Back when I was the Minister for the Cabinet Office, we were trying to simplify the way procurement was done because one of the unforeseen consequences of having absurdly overbureaucratic and overcomplicated procurement practices was that fraud became easier. When we were trying to simplify how procurements were done, we set up something we called, rather misleadingly, the mystery shopper channel. If bidders or suppliers saw, anywhere in the public sector, a procurement that was being done in the old-fashioned way—excessively prescriptive, rigid and expensive for bidders—they could let us know anonymously. They could tip us off, and the Cabinet Office was then in a position to intervene and draw attention to this—often because it was being done at a relatively junior level, without senior people being aware. So I know from experience that a channel of this nature can be very powerful, and many suppliers are immensely appreciative of the value it created for them. I support the approach that the noble Baroness has taken, and I hope the Minister will take that away.
My Lords, I thank the noble Baroness, Lady Kramer, for raising whistle- blowers in respect of the Bill and for highlighting the importance of the protection of those who feel that they must speak out if they see an action or actions that they feel could be fraudulent or not in the public interest. Indeed, it could be actions that should be being taken but are not.
Ensuring that we have adequate protections for whistleblowers is vital to building confidence with the people we need to come forward if we are to tackle fraud. In respect of public sector fraud, such people are employed in local authorities or in the Civil Service. If certain protections are not in place, this can have a detrimental effect on recruitment, retention and perhaps career management.
In tackling fraud, we will inevitably ask—and, in fact, trust and expect—public officials to make the right calls and decisions in their day-to-day work.
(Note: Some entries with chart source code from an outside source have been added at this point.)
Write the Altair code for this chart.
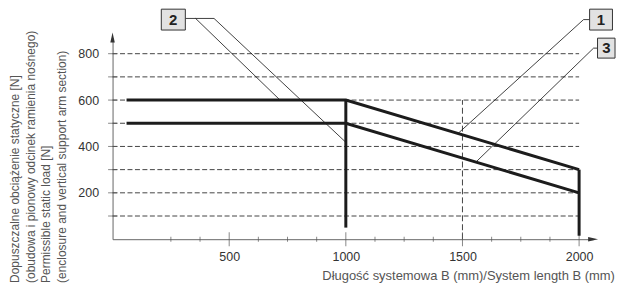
import altair as alt
import pandas as pd

# ---- chart values -------------------------------------------------------
length_mm = [60, 1000, 2000]          # system length B (mm)
load_curve_1 = [600, 600, 300]        # permissible load, curve 1 (N)
load_curve_3 = [500, 500, 200]        # permissible load, curve 3 (N)
drop_x = [1000, 2000]                 # vertical limit lines
drop_top = [600, 300]
drop_bottom = [50, 15]
x_label_values = [500, 1000, 1500, 2000]
x_minor_ticks = [250, 375, 625, 750, 875, 1125, 1250, 1375, 1625, 1750, 1875]
y_label_values = [200, 400, 600, 800]
grid_levels = [100, 200, 300, 400, 500, 600, 700, 800]
ref_x = [1500]
ref_top = [600]

# ---- annotation anchors (data coordinates) --------------------------------
box_names = ["2", "1", "3"]
box_x0 = [209, 2045, 2079]
box_x1 = [312, 2143, 2154]
box_y0 = [902, 902, 781]
box_y1 = [992, 992, 867]
box_tx = [260, 2094, 2117]
box_ty = [947, 947, 824]
leaders = {
    "2a": [(312, 952), (435, 952), (1000, 418)],
    "2b": [(356, 952), (718, 600)],
    "1": [(2045, 947), (2019, 947), (1481, 456)],
    "3": [(2079, 824), (2062, 824), (1558, 333)],
}

FONT = "Liberation Sans"
xs = alt.Scale(domain=[0, 2060], nice=False, zero=False)
ys = alt.Scale(domain=[0, 870], nice=False, zero=False)

XAXIS = alt.Axis(
    values=x_label_values, format="d", ticks=False, tickSize=0, grid=False,
    domainColor="#666", domainWidth=1,
    labelFont=FONT, labelFontSize=12.5, labelColor="#333", labelPadding=11,
    title="Długość systemowa B (mm)/System length B (mm)",
    titleFont=FONT, titleFontSize=13, titleFontWeight="normal", titleColor="#555",
    titleAlign="right", titleAnchor="end", titleBaseline="alphabetic", titleLimit=400,
    titleX=504, titleY=40)
YAXIS = alt.Axis(
    values=y_label_values, format="d", ticks=False, tickSize=0, grid=False,
    domainColor="#666", domainWidth=1,
    labelFont=FONT, labelFontSize=12.5, labelColor="#333", labelPadding=14,
    title=["Dopuszczalne obciążenie statyczne [N]",
           "(obudowa i pionowy odcinek ramienia nośnego)",
           "Permissible static load [N]",
           "(enclosure and vertical support arm section)"],
    titleFont=FONT, titleFontSize=12, titleFontWeight="normal", titleColor="#555",
    titleAngle=270, titleAlign="left", titleBaseline="top", titleLineHeight=15.5,
    titleLimit=400, titleX=-103, titleY=246)

curves = pd.DataFrame({
    "len": length_mm * 2,
    "load": load_curve_1 + load_curve_3,
    "series": ["1"] * 3 + ["3"] * 3,
})
drops = pd.DataFrame({"x": drop_x, "y0": drop_top, "y1": drop_bottom})
grid = pd.DataFrame({"y": grid_levels, "x0": [0] * 8, "x1": [2000] * 8})
ref = pd.DataFrame({"x": ref_x, "y0": [0], "y1": ref_top})
xmaj = pd.DataFrame({"x": x_label_values, "y": [0] * 4})
xmin = pd.DataFrame({"x": x_minor_ticks, "y": [0] * len(x_minor_ticks)})
yt = pd.DataFrame({"y": grid_levels, "x": [0] * 8})
lead_rows = []
for k, pts in leaders.items():
    for i, (px, py) in enumerate(pts):
        lead_rows.append({"id": k, "i": i, "x": px, "y": py})
lead = pd.DataFrame(lead_rows)
boxes = pd.DataFrame({"name": box_names, "x0": box_x0, "x1": box_x1,
                      "y0": box_y0, "y1": box_y1, "tx": box_tx, "ty": box_ty})
arrow_x = pd.DataFrame({"x": [2060], "y": [0]})
arrow_y = pd.DataFrame({"x": [0], "y": [870]})


def X(f):
    return alt.X(f, type="quantitative", scale=xs, axis=XAXIS)


def Y(f):
    return alt.Y(f, type="quantitative", scale=ys, axis=YAXIS)


grid_l = alt.Chart(grid).mark_rule(color="#444", strokeWidth=1, strokeDash=[5, 2.5]).encode(
    x=X("x0"), x2="x1", y=Y("y"))
ref_l = alt.Chart(ref).mark_rule(color="#444", strokeWidth=1, strokeDash=[6, 3]).encode(
    x=X("x"), y=Y("y0"), y2="y1")
xmaj_l = alt.Chart(xmaj).mark_tick(orient="vertical", size=14, thickness=1, color="#555").encode(
    x=X("x"), y=Y("y"))
xmin_l = alt.Chart(xmin).mark_tick(orient="vertical", size=5, thickness=1, color="#555").encode(
    x=X("x"), y=Y("y"))
yt_l = alt.Chart(yt).mark_tick(orient="horizontal", size=9, thickness=1, color="#555").encode(
    x=X("x"), y=Y("y"))
lead_l = alt.Chart(lead).mark_line(color="#111", strokeWidth=0.8).encode(
    x=X("x"), y=Y("y"), detail="id:N", order="i:Q")
curve_l = alt.Chart(curves).mark_line(color="#1c1c1c", strokeWidth=3).encode(
    x=X("len"), y=Y("load"), detail="series:N")
drop_l = alt.Chart(drops).mark_rule(color="#1c1c1c", strokeWidth=3).encode(
    x=X("x"), y=Y("y0"), y2="y1")
box_l = alt.Chart(boxes).mark_rect(fill="#e2e2e2", stroke="#333", strokeWidth=1).encode(
    x=X("x0"), x2="x1", y=Y("y0"), y2="y1")
txt_l = alt.Chart(boxes).mark_text(font=FONT, fontWeight="bold", fontSize=15, color="#222",
                                   baseline="middle", align="center").encode(
    x=X("tx"), y=Y("ty"), text="name:N")
arrx_l = alt.Chart(arrow_x).mark_point(shape="M1,0L-1,-0.45L-1,0.45Z", filled=True, size=100,
                                       opacity=1, color="#333", strokeWidth=0).encode(
    x=X("x"), y=Y("y"))
arry_l = alt.Chart(arrow_y).mark_point(shape="M0,-1L-0.45,1L0.45,1Z", filled=True, size=100,
                                       opacity=1, color="#333", strokeWidth=0).encode(
    x=X("x"), y=Y("y"))

chart = alt.layer(
    grid_l, ref_l, xmaj_l, xmin_l, yt_l, lead_l, curve_l, drop_l, box_l, txt_l, arrx_l, arry_l
).properties(
    width=482.6, height=202.6, padding=0, background="white"
).configure_view(strokeWidth=0)

chart.save("out.html", embed_options={"renderer": "svg", "actions": False})
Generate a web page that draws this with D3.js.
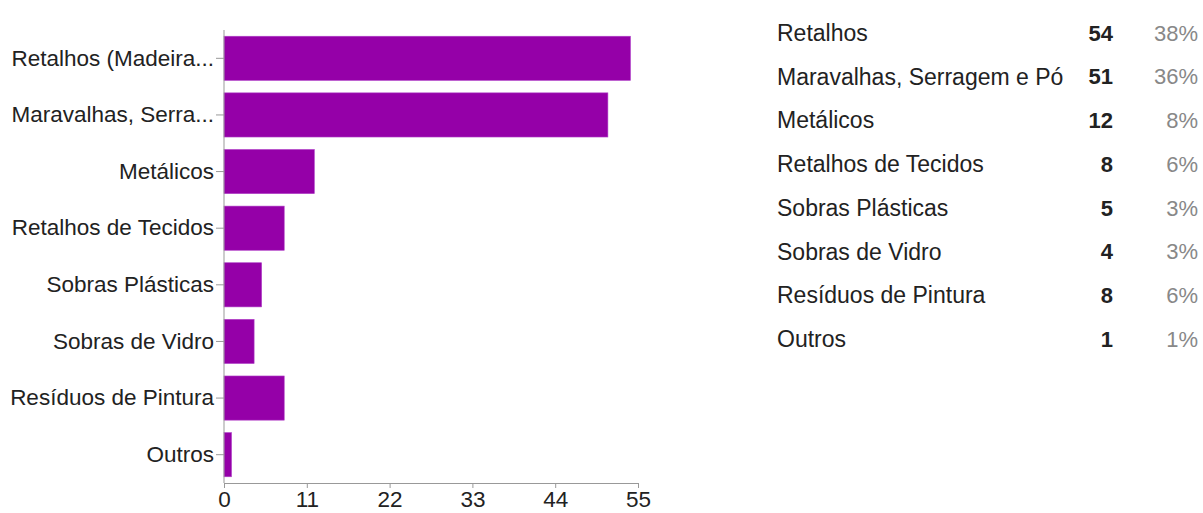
<!DOCTYPE html>
<html>
<head>
    <meta charset="utf-8">
    <title>Resíduos</title>
    <style>
        body{
            margin: 0;
            background: #fff;
        }
        svg{
            font-family: "Liberation Sans", Arial, sans-serif;
        }
        .axis text{
            fill: #222;
            font-size: 22.5px;
        }
        .axis path, .axis line{
            stroke: #999;
        }
    </style>
    <script src="https://cdn.jsdelivr.net/npm/d3@7"></script>
</head>
<body>
<svg width="1203" height="513"></svg>
<script type="text/javascript">
    // bar chart labels (truncated like the original)
    const barLabels = ["Retalhos (Madeira...", "Maravalhas, Serra...", "Metálicos", "Retalhos de Tecidos",
        "Sobras Plásticas", "Sobras de Vidro", "Resíduos de Pintura", "Outros"]
    // table labels
    const tableLabels = ["Retalhos", "Maravalhas, Serragem e Pó", "Metálicos", "Retalhos de Tecidos",
        "Sobras Plásticas", "Sobras de Vidro", "Resíduos de Pintura", "Outros"]
    const counts = [54, 51, 12, 8, 5, 4, 8, 1]
    const percents = ["38%", "36%", "8%", "6%", "3%", "3%", "6%", "1%"]
    const xTicks = [0, 11, 22, 33, 44, 55]

    let svg = d3.select('svg')

    // ******************************
    // scales
    let x = d3.scaleLinear().domain([0, 55]).range([224, 638])
    let y = d3.scaleBand().domain(barLabels).range([30, 483]).paddingInner(0.22).paddingOuter(0.11)

    // bars
    svg.append('g')
        .selectAll('rect')
        .data(counts)
        .enter()
        .append('rect')
        .attr('x', x(0))
        .attr('y', (d, i) => y(barLabels[i]))
        .attr('width', d => x(d) - x(0))
        .attr('height', y.bandwidth())
        .attr('fill', '#9500a8')
        .attr('stroke', '#b040c8')
        .attr('stroke-width', 0.6)

    // y axis
    svg.append('g')
        .attr('class', 'axis')
        .attr('transform', `translate(${x(0)},0)`)
        .call(d3.axisLeft(y).tickSizeOuter(0).tickSize(8).tickPadding(2))
        .call(g => g.select('.domain').attr('d', `M0,30V483`))

    // x axis
    svg.append('g')
        .attr('class', 'axis')
        .attr('transform', `translate(0,483)`)
        .call(d3.axisBottom(x).tickValues(xTicks).tickSize(5).tickSizeOuter(0).tickPadding(3))

    // ******************************
    // table on the right
    let rowY = d3.scaleLinear().domain([0, 7]).range([33, 339])
    let rows = svg.append('g')
        .selectAll('g')
        .data(tableLabels)
        .enter()
        .append('g')
        .attr('transform', (d, i) => `translate(0,${rowY(i)})`)
        .style('font-size', '23px')
    rows.append('text')
        .attr('x', 777)
        .attr('dy', '0.35em')
        .attr('fill', '#222')
        .text(d => d)
    rows.append('text')
        .attr('x', 1113)
        .attr('dy', '0.35em')
        .attr('text-anchor', 'end')
        .attr('font-weight', 'bold')
        .attr('font-size', '22px')
        .attr('fill', '#222')
        .text((d, i) => counts[i])
    rows.append('text')
        .attr('x', 1198)
        .attr('dy', '0.35em')
        .attr('text-anchor', 'end')
        .attr('font-size', '22px')
        .attr('fill', '#888')
        .text((d, i) => percents[i])
</script>
</body>
</html>
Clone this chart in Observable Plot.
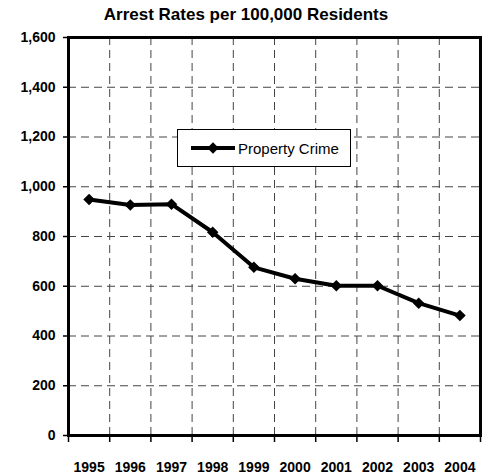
<!DOCTYPE html>
<html>
<head>
<meta charset="utf-8">
<script src="https://cdn.jsdelivr.net/npm/d3@7"></script>
<script src="https://cdn.jsdelivr.net/npm/@observablehq/plot@0.6"></script>
<style>
  html, body { margin: 0; padding: 0; background: #fff; }
  #wrap { position: relative; width: 492px; height: 474px; font-family: "Liberation Sans", Arial, sans-serif; }
  #title { position: absolute; left: 0; top: 0; width: 492px; height: 30px; text-align: center;
           font-size: 17px; font-weight: bold; line-height: 30px; color: #000; }
  #chart { position: absolute; left: 0; top: 30px; }
  #legend { position: absolute; left: 177px; top: 129px; width: 174px; height: 38px; background: #fff;
            border: 1px solid #000; box-sizing: border-box; display: flex; align-items: center; }
  #legend svg { margin-left: 12px; }
  #legend span { font-size: 15px; margin-left: 2px; }
</style>
</head>
<body>
<div id="wrap">
  <div id="title">Arrest Rates per 100,000 Residents</div>
  <div id="chart"></div>
  <div id="legend"></div>
</div>
<script>
const years = [1995, 1996, 1997, 1998, 1999, 2000, 2001, 2002, 2003, 2004];
const propertyCrime = [949, 927, 930, 817, 676, 630, 602, 602, 532, 482];
const yTicks = [0, 200, 400, 600, 800, 1000, 1200, 1400, 1600];
const seriesName = "Property Crime";

const data = years.map((y, i) => ({year: y, value: propertyCrime[i]}));
const boundaries = [years[0] - 0.5, ...years.map(y => y + 0.5)];
const innerBoundaries = boundaries.slice(1, -1);
const innerY = yTicks.slice(1, -1);

const chart = Plot.plot({
  width: 492,
  height: 444,
  marginTop: 7,
  marginBottom: 39,
  marginLeft: 68,
  marginRight: 12,
  style: {fontFamily: "'Liberation Sans', Arial, sans-serif", fontSize: "14px", fontWeight: "bold", color: "#000", background: "#fff"},
  x: {domain: [years[0] - 0.5, years[years.length - 1] + 0.5], label: null},
  y: {domain: [yTicks[0], yTicks[yTicks.length - 1]], label: null},
  marks: [
    Plot.ruleY(innerY, {stroke: "#444", strokeWidth: 1, strokeDasharray: "8,5"}),
    Plot.ruleX(innerBoundaries, {stroke: "#444", strokeWidth: 1, strokeDasharray: "8,5"}),
    Plot.axisY(yTicks, {tickSize: 5, tickPadding: 8, tickFormat: d3.format(","), stroke: "#000", strokeWidth: 1.5, strokeOpacity: 1, fontSize: 14, fontWeight: "bold", label: null}),
    Plot.axisX(boundaries, {tickSize: 7, tickFormat: () => "", stroke: "#000", strokeWidth: 1.5, strokeOpacity: 1, label: null}),
    Plot.axisX(years, {tickSize: 0, tickPadding: 27, tickFormat: d => String(d), fontSize: 14, fontWeight: "bold", label: null}),
    Plot.frame({stroke: "#000", strokeWidth: 3}),
    Plot.line(data, {x: "year", y: "value", stroke: "#000", strokeWidth: 4}),
    Plot.dot(data, {x: "year", y: "value", symbol: "diamond2", r: 5.2, fill: "#000", stroke: "none"})
  ]
});
document.getElementById("chart").appendChild(chart);

// legend
const legend = document.getElementById("legend");
const ls = d3.create("svg").attr("width", 46).attr("height", 20);
ls.append("line").attr("x1", 1).attr("x2", 45).attr("y1", 10).attr("y2", 10).attr("stroke", "#000").attr("stroke-width", 4);
ls.append("path").attr("transform", "translate(23,10)").attr("d", d3.symbol(d3.symbolDiamond2, Math.PI * 5.2 * 5.2)()).attr("fill", "#000");
legend.appendChild(ls.node());
const sp = document.createElement("span");
sp.textContent = seriesName;
legend.appendChild(sp);
</script>
</body>
</html>
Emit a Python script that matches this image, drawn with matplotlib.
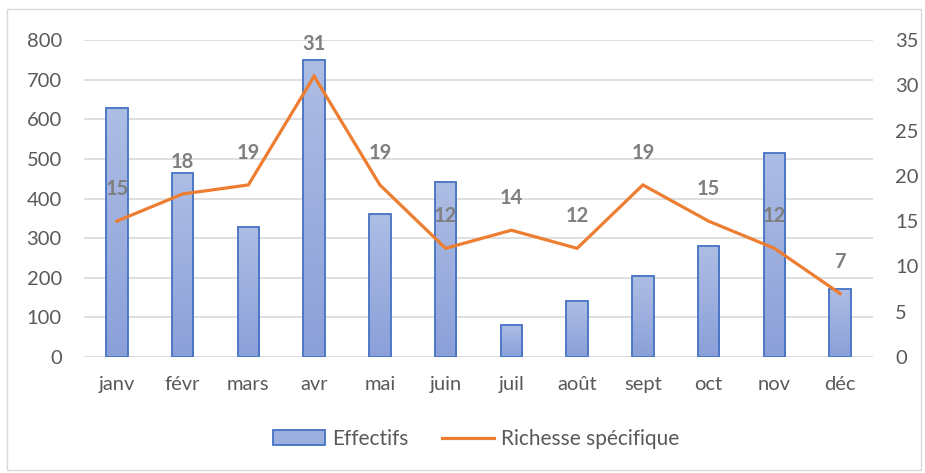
import numpy as np
import matplotlib
matplotlib.use("Agg")
import matplotlib.pyplot as plt
from matplotlib.patches import Patch, Rectangle
from matplotlib.lines import Line2D
from matplotlib.colors import LinearSegmentedColormap

plt.rcParams['font.family'] = ['Lato', 'DejaVu Sans']

mois = ['janv', 'févr', 'mars', 'avr', 'mai', 'juin',
        'juil', 'août', 'sept', 'oct', 'nov', 'déc']
effectifs = [628, 465, 328, 750, 362, 441, 82, 141, 204, 280, 515, 172]
richesse = [15, 18, 19, 31, 19, 12, 14, 12, 19, 15, 12, 7]

gris = '#595959'
bleu_bord = '#4472c4'
orange = '#ed7d31'

fig = plt.figure(figsize=(9.25, 4.73), dpi=100)
ax = fig.add_axes([0.0908, 0.2452, 0.8530, 0.6702])
ax2 = ax.twinx()

x = np.arange(len(mois))
larg = 0.33

# barres avec dégradé vertical
degrade = LinearSegmentedColormap.from_list('bleus', ['#8ba0d9', '#aebde4'])
bars = ax.bar(x, effectifs, width=larg, facecolor='none', edgecolor=bleu_bord,
              linewidth=1.3, zorder=3)
for b in bars:
    x0, y0 = b.get_x(), b.get_y()
    w, h = b.get_width(), b.get_height()
    img = ax.imshow(np.linspace(0, 1, 100).reshape(-1, 1), cmap=degrade,
                    extent=[x0, x0 + w, y0, y0 + h], origin='lower',
                    aspect='auto', zorder=2)
    img.set_clip_path(Rectangle((x0, y0), w, h, transform=ax.transData))

ax.set_xlim(-0.5, len(mois) - 0.5)
ax.set_ylim(0, 800)
ax.set_yticks(range(0, 801, 100))
ax.set_xticks(x)
ax.set_xticklabels(mois)
ax.grid(axis='y', color='#d9d9d9', linewidth=1.2, zorder=0)
ax.set_axisbelow(True)

ax2.plot(x, richesse, color=orange, linewidth=2.3, zorder=4,
         solid_joinstyle='miter')
ax2.set_ylim(0, 35)
ax2.set_yticks(range(0, 36, 5))
for v, r in zip(x, richesse):
    ax2.annotate(str(r), (v, r), xytext=(0, 23), textcoords='offset points',
                 ha='center', va='center', fontsize=14.5, fontweight='bold',
                 color='#7f7f7f', zorder=5)

for a in (ax, ax2):
    for s in a.spines.values():
        s.set_visible(False)
    a.tick_params(length=0, colors=gris, labelsize=14.5)
ax.tick_params(axis='y', pad=16)
ax.tick_params(axis='x', pad=14)
ax2.tick_params(axis='y', pad=16)

handles = [Patch(facecolor='#9cafdf', edgecolor=bleu_bord, linewidth=1.3),
           Line2D([0], [0], color=orange, linewidth=2.3)]
fig.legend(handles, ['Effectifs', 'Richesse spécifique'], loc='center',
           bbox_to_anchor=(0.515, 0.072), ncol=2, frameon=False,
           fontsize=15, labelcolor=gris, handlelength=2.5,
           handletextpad=0.35, columnspacing=1.6)

# cadre autour du graphique
fig.patches.append(Rectangle((0.008, 0.006), 0.988, 0.975,
                             transform=fig.transFigure, fill=False,
                             edgecolor='#d9d9d9', linewidth=1))

fig.savefig('out.png', dpi=100)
These decisions can often be incredibly tough, involving sensitive matters and perhaps involving close colleagues. So reassuring public sector workers that they will be protected when they do the right thing is of paramount importance, and we would support further reassurance from the Government that whistleblowers will be protected and supported when they come forward.
Amendment 3, tabled by the noble Baroness, Lady Kramer, presents a sensible proposal for the creation of a whistleblowing reporting channel that would guarantee anonymity and protect whistleblowers, who would themselves be legally defined. The noble Baroness might like to explain in her summing up, however, what she means by
“a process to update whistleblowers in cases of fraud”.
How would she see this work?
On her Amendment 66, we do not think it necessary to establish an office of the whistleblower, although I understand that, as she said, this is very much a probing amendment. It sounds laudable, with laudable aims, but we see this as potential overregulation—the setting up of another body, at an unknown cost and with an unknown number of employees and resources—when we believe that what we need is a proportionate and workable system, as the noble Baroness herself has said in her Amendment 3, and an established process by which fraud is able to be reported with protections in place.
There is a danger that if you set up a body such as a specific office for whistleblowing, you can perhaps unwittingly encourage too many false flags, where whistleblowing is almost encouraged and a bureaucracy is created. It is important that evidence of whistleblowing is protected only where it is substantive and where there are protections in place—not flimsy or based on hearsay, for example. Of course, wrongful reporting can have a devastating effect on people’s lives.
These are really questions for the Government to answer, because the noble Baroness, Lady Kramer, and I share the same objective: pushing and encouraging the Government, in the Bill, to demonstrate practically what actual new protections there are for those who see or perceive fraud in their area of public sector work, bearing in mind that fraudsters can be cunning and clever. It often surprises one who is ultimately seen to commit fraud—it is often in an unexpected area or from people you would never suspect of committing fraud.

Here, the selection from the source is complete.